2. Data Distribution Strategy
The data must be distributed efficiently to improve performance and availability. The three main strategies for distributing data are:
A. Fragmentation (Partitioning)
- Splits a large database table into smaller fragments.
- Each fragment is stored at a different site based on access patterns.
🔹 Types of Fragmentation:
Type | Description | Example |
---|---|---|
Horizontal Fragmentation | Divides tables by rows (records) | Customers in Asia stored in one server, and customers in Europe in another. |
Vertical Fragmentation | Divides tables by columns (fields) | Customer names and emails stored in one site, and addresses in another. |
Hybrid Fragmentation | Combination of both horizontal & vertical | Customers in Asia have only essential columns stored locally. |
✔ Example of Horizontal Fragmentation in SQL:
CREATE TABLE Customers_US AS
SELECT * FROM Customers WHERE Country = 'USA';
✅ Reduces query load by storing data closer to the users.
B. Data Replication
- Copies of data are stored at multiple sites.
- Ensures fault tolerance and high availability.
- Types of Replication:
- Full Replication: Entire database copied to every site.
- Partial Replication: Only frequently accessed data is copied.
- Synchronous Replication: Changes are updated instantly across all sites.
- Asynchronous Replication: Updates occur after some delay.
✔ Example: Replicating Data for Faster Access
CREATE TABLE Orders_Replica AS
SELECT * FROM Orders;
✅ Ensures faster order processing.
C. Data Allocation
- Decides where to store fragments or replicas.
- Types of Allocation:
- Centralized: Data stored in one central location.
- Partitioned: Each site stores different parts of the data.
- Replicated: Some or all data is duplicated across sites.
✔ Example:
- Banking System
- Customer transactions stored locally at branches.
- Loan data stored in regional data centers.

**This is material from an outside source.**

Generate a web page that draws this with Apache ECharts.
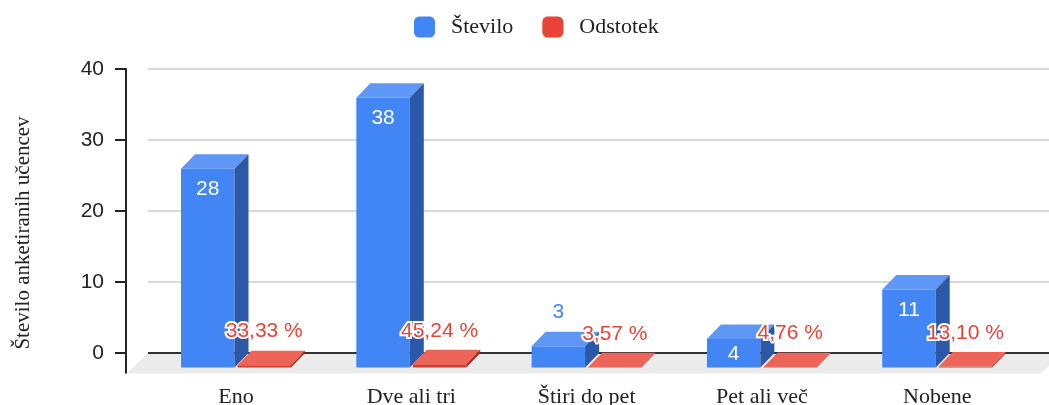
<!DOCTYPE html>
<html><head><meta charset="utf-8">
<script src="https://cdn.jsdelivr.net/npm/echarts@6/dist/echarts.min.js"></script>
<style>html,body{margin:0;padding:0;background:#fff}#c{width:1049px;height:405px}</style>
</head><body><div id="c"></div>
<script>
const categories = ['Eno', 'Dve ali tri', 'Štiri do pet', 'Pet ali več', 'Nobene'];
const countValues = [28, 38, 3, 4, 11];
const percentValues = [33.33, 45.24, 3.57, 4.76, 13.10];
const yTicks = [0, 10, 20, 30, 40];
const seriesNames = ['Število', 'Odstotek'];
const axisName = 'Število anketiranih učencev';

const DX = 14, DY = 14.5;
const SANS = '"Liberation Sans", Arial, sans-serif';
const SERIF = '"Liberation Serif", "Times New Roman", serif';
const palette = {
  count: {front: '#4285f4', top: '#5f97f6', side: '#2c58a8', label: '#4285f4'},
  pct: {front: '#d83b2c', top: '#ec6558', side: '#a52a1e', label: '#ea4335'}
};

function fmtPct(v) { return v.toFixed(2).replace('.', ',') + ' %'; }

function makeRender(kind) {
  return function (params, api) {
    const i = api.value(0), v = api.value(1);
    const h = kind === 'count' ? v : v / 100;
    const top = api.coord([i, h]);
    const base = api.coord([i, 0]);
    const band = api.size([1, 0])[0];
    const w = band * 0.305, g = band * 0.0086;
    const cx = top[0];
    const x0 = kind === 'count' ? cx - g - w : cx + g;
    const x1 = x0 + w;
    const yF = top[1] + DY, y0F = base[1] + DY;
    const c = palette[kind];
    const children = [
      {type: 'rect', shape: {x: x0, y: yF, width: w, height: y0F - yF}, style: {fill: c.front}},
      {type: 'polygon', shape: {points: [[x0, yF], [x1, yF], [x1 + DX, yF - DY], [x0 + DX, yF - DY]]}, style: {fill: c.top}},
      {type: 'polygon', shape: {points: [[x1, yF], [x1 + DX, yF - DY], [x1 + DX, y0F - DY], [x1, y0F]]}, style: {fill: c.side}}
    ];
    let text, lx = (x0 + x1) / 2, ly, fill, stroke = null;
    if (kind === 'count') {
      text = String(v);
      const fh = y0F - yF;
      if (fh >= 40) { ly = yF + 21; fill = '#fff'; }
      else if (fh >= 22) { ly = (yF + y0F) / 2 + 1; fill = '#fff'; }
      else { ly = top[1] - 19; fill = c.label; stroke = '#fff'; }
    } else {
      text = fmtPct(v);
      ly = top[1] - 19; fill = c.label; stroke = '#fff';
    }
    const ts = {text: text, x: lx, y: ly, fill: fill, font: '21px ' + SANS, align: 'center', verticalAlign: 'middle'};
    if (stroke) { ts.stroke = stroke; ts.lineWidth = 4; }
    children.push({type: 'text', z2: 10, style: ts});
    return {type: 'group', children: children};
  };
}

function renderFloor(params, api) {
  const cs = params.coordSys;
  const y0 = api.coord([0, 0])[1];
  const fd = 20.5;
  return {type: 'group', children: [
    {type: 'polygon', shape: {points: [[cs.x, y0], [cs.x + cs.width + 13, y0], [cs.x + cs.width - 8, y0 + fd], [cs.x - 21, y0 + fd]]}, style: {fill: '#ebebeb'}},
    {type: 'line', shape: {x1: cs.x, y1: y0, x2: cs.x + cs.width, y2: y0}, style: {stroke: '#333', lineWidth: 1.8}},
    {type: 'line', shape: {x1: cs.x - 22, y1: y0 - 1, x2: cs.x - 22, y2: y0 + fd}, style: {stroke: '#222', lineWidth: 2}}
  ]};
}

const yMin = yTicks[0], yMax = yTicks[yTicks.length - 1], yStep = yTicks[1] - yTicks[0];

const chart = echarts.init(document.getElementById('c'), null, {renderer: 'canvas'});
chart.setOption({
  animation: false,
  backgroundColor: '#fff',
  legend: {
    data: seriesNames,
    left: 409, top: 11,
    icon: 'roundRect',
    itemWidth: 21, itemHeight: 21,
    itemGap: 29,
    textStyle: {fontFamily: SERIF, fontSize: 22, color: '#222', padding: [0, 0, 0, 11]}
  },
  grid: [
    {left: 148, right: 0, top: 69, bottom: 52, outerBoundsMode: 'none', containLabel: false},
    {left: 148.35, right: 24.15, top: 69, bottom: 52, outerBoundsMode: 'none', containLabel: false}
  ],
  xAxis: [
    {type: 'category', gridIndex: 0, data: categories, show: false},
    {type: 'category', gridIndex: 1, data: categories,
      axisLine: {show: false}, axisTick: {show: false},
      axisLabel: {interval: 0, margin: 33, fontFamily: SERIF, fontSize: 22, color: '#222'}}
  ],
  yAxis: [
    {type: 'value', gridIndex: 0, min: yMin, max: yMax, interval: yStep, offset: 22,
      name: axisName, nameLocation: 'middle', nameRotate: 90, nameGap: 92,
      nameTextStyle: {fontFamily: SERIF, fontSize: 21, color: '#222', padding: [0, 44, 0, 0]},
      axisLine: {show: true, lineStyle: {color: '#222', width: 2}},
      axisTick: {show: true, length: 11, lineStyle: {color: '#222', width: 2}},
      axisLabel: {margin: 22, fontFamily: SANS, fontSize: 21, color: '#222'},
      splitLine: {show: true, lineStyle: {color: '#cccccc', width: 1.5}}},
    {type: 'value', gridIndex: 0, min: yMin, max: yMax, interval: yStep, offset: 22,
      axisLine: {show: false}, axisLabel: {show: false}, splitLine: {show: false},
      axisTick: {show: true, inside: true, length: 11, lineStyle: {color: '#222', width: 2}}},
    {type: 'value', gridIndex: 1, min: yMin, max: yMax, interval: yStep, show: false}
  ],
  series: [
    {type: 'custom', name: 'floor', xAxisIndex: 0, yAxisIndex: 0, z: 1, silent: true,
      renderItem: renderFloor, data: [[0, 0]]},
    {type: 'custom', name: seriesNames[0], xAxisIndex: 1, yAxisIndex: 2, z: 3, clip: false,
      itemStyle: {color: palette.count.front},
      renderItem: makeRender('count'), data: countValues.map((v, i) => [i, v])},
    {type: 'custom', name: seriesNames[1], xAxisIndex: 1, yAxisIndex: 2, z: 4, clip: false,
      itemStyle: {color: '#ea4335'},
      renderItem: makeRender('pct'), data: percentValues.map((v, i) => [i, v])}
  ]
});
</script>
</body></html>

- Reports and analytics stored in central servers.
3. Distributed Database Architecture
The design of a distributed database follows different architectures:
1. Client-Server Architecture
- Clients send requests to a central database server.
- The server processes queries and returns results.

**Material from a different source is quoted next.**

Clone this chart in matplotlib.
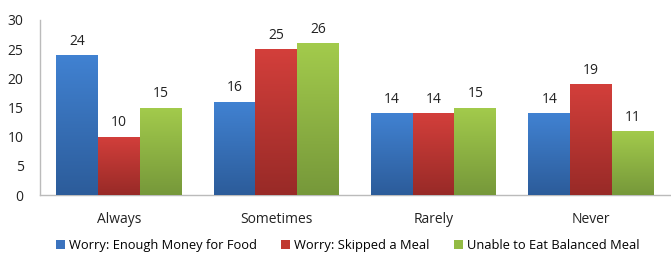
import matplotlib
matplotlib.use("Agg")
import matplotlib.pyplot as plt
import numpy as np
from matplotlib.colors import LinearSegmentedColormap
from matplotlib.patches import Patch

categories = ["Always", "Sometimes", "Rarely", "Never"]
series_names = ["Worry: Enough Money for Food", "Worry: Skipped a Meal", "Unable to Eat Balanced Meal"]
money = [24, 16, 14, 14]
skipped = [10, 25, 14, 19]
balanced = [15, 26, 15, 11]
yticks = [0, 5, 10, 15, 20, 25, 30]

tops = ["#4182D2", "#D33F3B", "#A3CB4C"]
bottoms = ["#2C5C9A", "#982A27", "#76983A"]
legend_cols = ["#3B73BE", "#C0392F", "#93BB44"]

plt.rcParams['font.family'] = ['Open Sans', 'DejaVu Sans']
fig = plt.figure(figsize=(6.71, 2.56), dpi=100)
ax = fig.add_axes([0.06, 0.238, 0.938, 0.684])

x = np.arange(len(categories))
w = 0.265
data = [money, skipped, balanced]
grad = np.linspace(1, 0, 256).reshape(-1, 1)
for i, vals in enumerate(data):
    bars = ax.bar(x + (i - 1) * w, vals, w, color=legend_cols[i], zorder=2)
    cmap = LinearSegmentedColormap.from_list("g%d" % i, [bottoms[i], tops[i]])
    for b, v in zip(bars, vals):
        bx = b.get_x()
        im = ax.imshow(grad, cmap=cmap, aspect='auto', extent=[bx, bx + b.get_width(), 0, b.get_height()],
                       zorder=3, vmin=0, vmax=1)
        im.set_clip_path(b)
        ax.annotate(str(v), (bx + b.get_width() / 2, v), xytext=(0, 4.5), textcoords='offset points',
                    ha='center', va='bottom', fontsize=10, color='#222222')

ax.set_xlim(-0.5, len(categories) - 0.5)
ax.set_ylim(0, 30)
ax.set_yticks(yticks)
ax.set_xticks(x)
ax.set_xticklabels(categories)
ax.tick_params(axis='both', length=0, labelsize=10, colors='#222222')
ax.tick_params(axis='x', pad=12)
ax.tick_params(axis='y', pad=12)
for s in ['top', 'right']:
    ax.spines[s].set_visible(False)
for s in ['left', 'bottom']:
    ax.spines[s].set_color('#BBBBBB')
    ax.spines[s].set_linewidth(1.0)

handles = [Patch(facecolor=c, edgecolor='none') for c in legend_cols]
fig.legend(handles, series_names, loc='center', bbox_to_anchor=(0.518, 0.04), ncol=3, frameon=False,
           fontsize=9.3, handlelength=0.7, handleheight=0.7, handletextpad=0.3, columnspacing=1.9)

fig.savefig("out.png", dpi=100)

✔ Example: A banking app where clients access a centralized database.
2. Peer-to-Peer Architecture
- Each node acts as both a client and a server.
- Used in blockchain and decentralized applications.

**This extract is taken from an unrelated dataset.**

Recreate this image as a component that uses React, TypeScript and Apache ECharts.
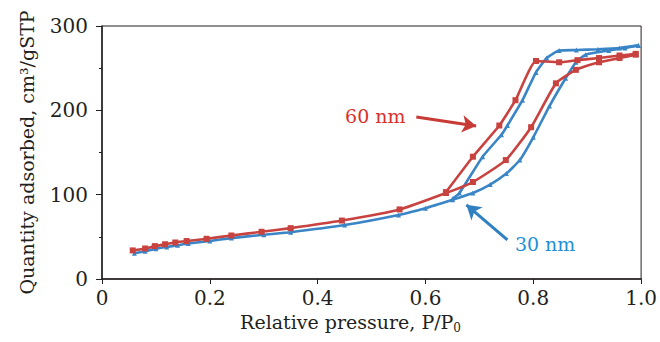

3. Multi-Database (Federated) Architecture
- Multiple independent databases are integrated under a global schema.
✔ Example: A global airline system integrating multiple airline databases.
4. Query Processing in Distributed Databases
Efficient query execution is essential in a distributed system.
Challenges in Distributed Query Processing
❌ Data is spread across multiple sites – queries may need to fetch remote data.
❌ Network delays – large data transfers slow down queries.
❌ Data consistency issues – updates must be synchronized.
✔ Example: Distributed Query Execution
SELECT Customers.Name, Orders.OrderID
FROM Customers JOIN Orders
ON Customers.CustomerID = Orders.CustomerID
WHERE Customers.Region = 'Europe';
✅ Optimized query execution fetches only required data from European servers.
5. Distributed Transaction Management
Transactions must follow ACID properties across multiple sites.
Two-Phase Commit Protocol (2PC)
- Ensures all sites commit or rollback together.
- Phase 1 (Prepare): All sites check if they can commit.
- Phase 2 (Commit/Rollback): If all sites agree → Commit. Otherwise → Rollback.
✔ Example: Distributed Bank Transfer
1️⃣ Deduct $500 from Account A (USA Server).
2️⃣ Add $500 to Account B (UK Server).
3️⃣ If both succeed → Commit, else → Rollback.
✅ Ensures no partial transactions occur.
6. Security in Distributed Databases
✔ Access Control: GRANT and REVOKE privileges to specific users.
✔ Data Encryption: Encrypt data before transmission.
✔ Authentication: Secure login mechanisms.
✔ Audit Logs: Monitor database access.
✔ Example: Granting Read-Only Access
GRANT SELECT ON Customers TO 'read_user'@'localhost';
✅ Prevents unauthorized modifications.
7. Advantages and Disadvantages of Distributed Database Design
✅ Advantages
✔ Improved Performance – Data stored closer to users.
✔ Scalability – Easily add more nodes.
✔ Fault Tolerance – Replication prevents data loss.
✔ Flexibility – Supports global businesses with multiple locations.
❌ Disadvantages
❌ Complex Management – Requires careful planning and administration.
❌ Data Synchronization Issues – Updates across sites must be handled efficiently.
❌ Security Risks – More nodes = more vulnerabilities.
❌ High Setup Cost – Needs advanced networking and multiple servers.
8. Conclusion
🔹 Distributed database design focuses on data fragmentation, replication, and allocation to optimize performance and availability.
🔹 Uses query optimization and transaction management to ensure data consistency and reliability.
🔹 Despite challenges, it is widely used in banking, cloud storage, e-commerce, and global enterprises.